DO THIS: Reproduce all of the listing below without alteration.
+ + + + +
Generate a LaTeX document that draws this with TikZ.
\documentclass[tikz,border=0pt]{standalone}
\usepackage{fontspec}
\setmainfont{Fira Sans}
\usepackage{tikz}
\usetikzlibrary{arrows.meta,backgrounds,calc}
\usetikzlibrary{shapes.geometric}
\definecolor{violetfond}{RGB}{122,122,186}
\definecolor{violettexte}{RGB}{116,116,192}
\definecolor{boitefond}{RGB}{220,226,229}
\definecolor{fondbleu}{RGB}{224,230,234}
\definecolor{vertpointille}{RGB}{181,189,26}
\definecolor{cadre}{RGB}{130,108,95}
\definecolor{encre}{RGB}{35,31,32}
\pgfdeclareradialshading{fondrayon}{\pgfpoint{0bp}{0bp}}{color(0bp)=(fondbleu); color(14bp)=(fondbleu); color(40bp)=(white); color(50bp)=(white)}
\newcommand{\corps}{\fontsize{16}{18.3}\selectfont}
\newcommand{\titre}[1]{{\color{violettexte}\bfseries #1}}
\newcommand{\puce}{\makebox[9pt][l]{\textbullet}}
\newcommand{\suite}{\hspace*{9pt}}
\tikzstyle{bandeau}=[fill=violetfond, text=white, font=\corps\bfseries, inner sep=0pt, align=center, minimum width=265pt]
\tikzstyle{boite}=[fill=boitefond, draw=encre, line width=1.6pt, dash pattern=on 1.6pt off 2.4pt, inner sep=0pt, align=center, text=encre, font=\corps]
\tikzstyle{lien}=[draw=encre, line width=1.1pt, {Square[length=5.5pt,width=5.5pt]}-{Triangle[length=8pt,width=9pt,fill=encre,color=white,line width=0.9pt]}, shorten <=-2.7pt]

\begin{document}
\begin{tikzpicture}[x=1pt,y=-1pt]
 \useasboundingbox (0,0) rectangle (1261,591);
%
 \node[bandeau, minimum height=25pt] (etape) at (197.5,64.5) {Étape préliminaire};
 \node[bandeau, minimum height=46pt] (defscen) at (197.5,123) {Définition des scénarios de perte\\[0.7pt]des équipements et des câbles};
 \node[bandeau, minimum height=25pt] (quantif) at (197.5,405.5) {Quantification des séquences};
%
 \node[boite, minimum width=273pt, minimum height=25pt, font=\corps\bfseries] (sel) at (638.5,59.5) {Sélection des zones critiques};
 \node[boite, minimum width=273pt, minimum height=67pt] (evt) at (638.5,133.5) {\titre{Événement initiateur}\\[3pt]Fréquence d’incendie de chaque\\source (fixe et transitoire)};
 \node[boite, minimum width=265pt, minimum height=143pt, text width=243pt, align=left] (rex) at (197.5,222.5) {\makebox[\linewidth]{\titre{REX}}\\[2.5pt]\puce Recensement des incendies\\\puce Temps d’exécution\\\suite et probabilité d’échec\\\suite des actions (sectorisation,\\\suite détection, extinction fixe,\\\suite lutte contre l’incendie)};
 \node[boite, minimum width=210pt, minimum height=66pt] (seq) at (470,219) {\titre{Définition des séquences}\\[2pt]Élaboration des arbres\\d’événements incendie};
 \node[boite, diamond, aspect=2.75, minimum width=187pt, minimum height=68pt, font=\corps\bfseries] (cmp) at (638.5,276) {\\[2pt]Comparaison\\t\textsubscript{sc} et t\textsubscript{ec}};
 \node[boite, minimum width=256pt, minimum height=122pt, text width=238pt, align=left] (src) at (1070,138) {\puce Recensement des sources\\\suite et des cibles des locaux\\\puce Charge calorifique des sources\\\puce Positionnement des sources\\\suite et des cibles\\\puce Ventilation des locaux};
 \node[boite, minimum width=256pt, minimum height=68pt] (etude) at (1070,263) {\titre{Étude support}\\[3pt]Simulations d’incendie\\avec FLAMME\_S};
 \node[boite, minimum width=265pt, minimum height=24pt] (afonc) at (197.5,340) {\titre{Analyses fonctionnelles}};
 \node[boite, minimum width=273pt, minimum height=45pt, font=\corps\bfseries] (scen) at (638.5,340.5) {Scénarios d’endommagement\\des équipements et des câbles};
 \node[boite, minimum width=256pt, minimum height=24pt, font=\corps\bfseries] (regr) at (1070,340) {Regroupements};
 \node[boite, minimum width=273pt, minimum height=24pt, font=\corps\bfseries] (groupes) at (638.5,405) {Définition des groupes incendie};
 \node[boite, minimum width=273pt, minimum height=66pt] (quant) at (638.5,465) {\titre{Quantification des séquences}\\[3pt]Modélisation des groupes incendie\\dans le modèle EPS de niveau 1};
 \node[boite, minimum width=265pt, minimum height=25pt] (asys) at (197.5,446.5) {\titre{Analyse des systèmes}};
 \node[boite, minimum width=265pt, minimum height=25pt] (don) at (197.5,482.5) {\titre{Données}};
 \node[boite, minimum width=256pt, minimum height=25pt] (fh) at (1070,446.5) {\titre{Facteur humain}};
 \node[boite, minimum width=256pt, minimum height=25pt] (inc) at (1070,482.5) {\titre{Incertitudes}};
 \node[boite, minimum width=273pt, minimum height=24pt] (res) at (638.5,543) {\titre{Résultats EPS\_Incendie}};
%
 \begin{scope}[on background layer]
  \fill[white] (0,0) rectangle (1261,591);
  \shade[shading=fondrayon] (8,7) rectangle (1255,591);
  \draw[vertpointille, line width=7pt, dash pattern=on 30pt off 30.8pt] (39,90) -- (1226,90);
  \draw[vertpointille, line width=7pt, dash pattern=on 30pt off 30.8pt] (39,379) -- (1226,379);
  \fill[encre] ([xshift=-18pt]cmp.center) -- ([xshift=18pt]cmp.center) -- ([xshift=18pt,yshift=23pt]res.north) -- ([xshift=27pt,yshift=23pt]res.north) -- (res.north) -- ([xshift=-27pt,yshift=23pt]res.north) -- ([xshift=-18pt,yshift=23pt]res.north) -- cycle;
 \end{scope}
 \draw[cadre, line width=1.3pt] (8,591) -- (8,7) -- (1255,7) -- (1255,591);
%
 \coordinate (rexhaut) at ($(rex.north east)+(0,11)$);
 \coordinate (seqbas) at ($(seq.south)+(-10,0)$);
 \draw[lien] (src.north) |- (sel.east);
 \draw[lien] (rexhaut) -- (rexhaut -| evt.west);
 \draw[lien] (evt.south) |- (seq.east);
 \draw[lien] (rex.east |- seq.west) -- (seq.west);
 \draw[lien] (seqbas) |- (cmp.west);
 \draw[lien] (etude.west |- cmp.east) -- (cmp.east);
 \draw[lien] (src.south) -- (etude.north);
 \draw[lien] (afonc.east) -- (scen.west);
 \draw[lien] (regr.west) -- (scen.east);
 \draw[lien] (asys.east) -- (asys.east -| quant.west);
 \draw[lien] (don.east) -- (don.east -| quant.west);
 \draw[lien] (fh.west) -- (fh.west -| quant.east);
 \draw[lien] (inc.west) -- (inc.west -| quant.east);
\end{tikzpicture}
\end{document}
+ + + + +
FULL SOLUTION:
Generate a LaTeX document that draws this with TikZ.
\documentclass[tikz,border=0pt]{standalone}
\usepackage{fontspec}
\setmainfont{Fira Sans}
\usepackage{tikz}
\usetikzlibrary{arrows.meta,backgrounds,calc}
\usetikzlibrary{shapes.geometric}
\definecolor{violetfond}{RGB}{122,122,186}
\definecolor{violettexte}{RGB}{116,116,192}
\definecolor{boitefond}{RGB}{220,226,229}
\definecolor{fondbleu}{RGB}{224,230,234}
\definecolor{vertpointille}{RGB}{181,189,26}
\definecolor{cadre}{RGB}{130,108,95}
\definecolor{encre}{RGB}{35,31,32}
\pgfdeclareradialshading{fondrayon}{\pgfpoint{0bp}{0bp}}{color(0bp)=(fondbleu); color(14bp)=(fondbleu); color(40bp)=(white); color(50bp)=(white)}
\newcommand{\corps}{\fontsize{16}{18.3}\selectfont}
\newcommand{\titre}[1]{{\color{violettexte}\bfseries #1}}
\newcommand{\puce}{\makebox[9pt][l]{\textbullet}}
\newcommand{\suite}{\hspace*{9pt}}
\tikzstyle{bandeau}=[fill=violetfond, text=white, font=\corps\bfseries, inner sep=0pt, align=center, minimum width=265pt]
\tikzstyle{boite}=[fill=boitefond, draw=encre, line width=1.6pt, dash pattern=on 1.6pt off 2.4pt, inner sep=0pt, align=center, text=encre, font=\corps]
\tikzstyle{lien}=[draw=encre, line width=1.1pt, {Square[length=5.5pt,width=5.5pt]}-{Triangle[length=8pt,width=9pt,fill=encre,color=white,line width=0.9pt]}, shorten <=-2.7pt]

\begin{document}
\begin{tikzpicture}[x=1pt,y=-1pt]
 \useasboundingbox (0,0) rectangle (1261,591);
%
 \node[bandeau, minimum height=25pt] (etape) at (197.5,64.5) {Étape préliminaire};
 \node[bandeau, minimum height=46pt] (defscen) at (197.5,123) {Définition des scénarios de perte\\[0.7pt]des équipements et des câbles};
 \node[bandeau, minimum height=25pt] (quantif) at (197.5,405.5) {Quantification des séquences};
%
 \node[boite, minimum width=273pt, minimum height=25pt, font=\corps\bfseries] (sel) at (638.5,59.5) {Sélection des zones critiques};
 \node[boite, minimum width=273pt, minimum height=67pt] (evt) at (638.5,133.5) {\titre{Événement initiateur}\\[3pt]Fréquence d’incendie de chaque\\source (fixe et transitoire)};
 \node[boite, minimum width=265pt, minimum height=143pt, text width=243pt, align=left] (rex) at (197.5,222.5) {\makebox[\linewidth]{\titre{REX}}\\[2.5pt]\puce Recensement des incendies\\\puce Temps d’exécution\\\suite et probabilité d’échec\\\suite des actions (sectorisation,\\\suite détection, extinction fixe,\\\suite lutte contre l’incendie)};
 \node[boite, minimum width=210pt, minimum height=66pt] (seq) at (470,219) {\titre{Définition des séquences}\\[2pt]Élaboration des arbres\\d’événements incendie};
 \node[boite, diamond, aspect=2.75, minimum width=187pt, minimum height=68pt, font=\corps\bfseries] (cmp) at (638.5,276) {\\[2pt]Comparaison\\t\textsubscript{sc} et t\textsubscript{ec}};
 \node[boite, minimum width=256pt, minimum height=122pt, text width=238pt, align=left] (src) at (1070,138) {\puce Recensement des sources\\\suite et des cibles des locaux\\\puce Charge calorifique des sources\\\puce Positionnement des sources\\\suite et des cibles\\\puce Ventilation des locaux};
 \node[boite, minimum width=256pt, minimum height=68pt] (etude) at (1070,263) {\titre{Étude support}\\[3pt]Simulations d’incendie\\avec FLAMME\_S};
 \node[boite, minimum width=265pt, minimum height=24pt] (afonc) at (197.5,340) {\titre{Analyses fonctionnelles}};
 \node[boite, minimum width=273pt, minimum height=45pt, font=\corps\bfseries] (scen) at (638.5,340.5) {Scénarios d’endommagement\\des équipements et des câbles};
 \node[boite, minimum width=256pt, minimum height=24pt, font=\corps\bfseries] (regr) at (1070,340) {Regroupements};
 \node[boite, minimum width=273pt, minimum height=24pt, font=\corps\bfseries] (groupes) at (638.5,405) {Définition des groupes incendie};
 \node[boite, minimum width=273pt, minimum height=66pt] (quant) at (638.5,465) {\titre{Quantification des séquences}\\[3pt]Modélisation des groupes incendie\\dans le modèle EPS de niveau 1};
 \node[boite, minimum width=265pt, minimum height=25pt] (asys) at (197.5,446.5) {\titre{Analyse des systèmes}};
 \node[boite, minimum width=265pt, minimum height=25pt] (don) at (197.5,482.5) {\titre{Données}};
 \node[boite, minimum width=256pt, minimum height=25pt] (fh) at (1070,446.5) {\titre{Facteur humain}};
 \node[boite, minimum width=256pt, minimum height=25pt] (inc) at (1070,482.5) {\titre{Incertitudes}};
 \node[boite, minimum width=273pt, minimum height=24pt] (res) at (638.5,543) {\titre{Résultats EPS\_Incendie}};
%
 \begin{scope}[on background layer]
  \fill[white] (0,0) rectangle (1261,591);
  \shade[shading=fondrayon] (8,7) rectangle (1255,591);
  \draw[vertpointille, line width=7pt, dash pattern=on 30pt off 30.8pt] (39,90) -- (1226,90);
  \draw[vertpointille, line width=7pt, dash pattern=on 30pt off 30.8pt] (39,379) -- (1226,379);
  \fill[encre] ([xshift=-18pt]cmp.center) -- ([xshift=18pt]cmp.center) -- ([xshift=18pt,yshift=23pt]res.north) -- ([xshift=27pt,yshift=23pt]res.north) -- (res.north) -- ([xshift=-27pt,yshift=23pt]res.north) -- ([xshift=-18pt,yshift=23pt]res.north) -- cycle;
 \end{scope}
 \draw[cadre, line width=1.3pt] (8,591) -- (8,7) -- (1255,7) -- (1255,591);
%
 \coordinate (rexhaut) at ($(rex.north east)+(0,11)$);
 \coordinate (seqbas) at ($(seq.south)+(-10,0)$);
 \draw[lien] (src.north) |- (sel.east);
 \draw[lien] (rexhaut) -- (rexhaut -| evt.west);
 \draw[lien] (evt.south) |- (seq.east);
 \draw[lien] (rex.east |- seq.west) -- (seq.west);
 \draw[lien] (seqbas) |- (cmp.west);
 \draw[lien] (etude.west |- cmp.east) -- (cmp.east);
 \draw[lien] (src.south) -- (etude.north);
 \draw[lien] (afonc.east) -- (scen.west);
 \draw[lien] (regr.west) -- (scen.east);
 \draw[lien] (asys.east) -- (asys.east -| quant.west);
 \draw[lien] (don.east) -- (don.east -| quant.west);
 \draw[lien] (fh.west) -- (fh.west -| quant.east);
 \draw[lien] (inc.west) -- (inc.west -| quant.east);
\end{tikzpicture}
\end{document}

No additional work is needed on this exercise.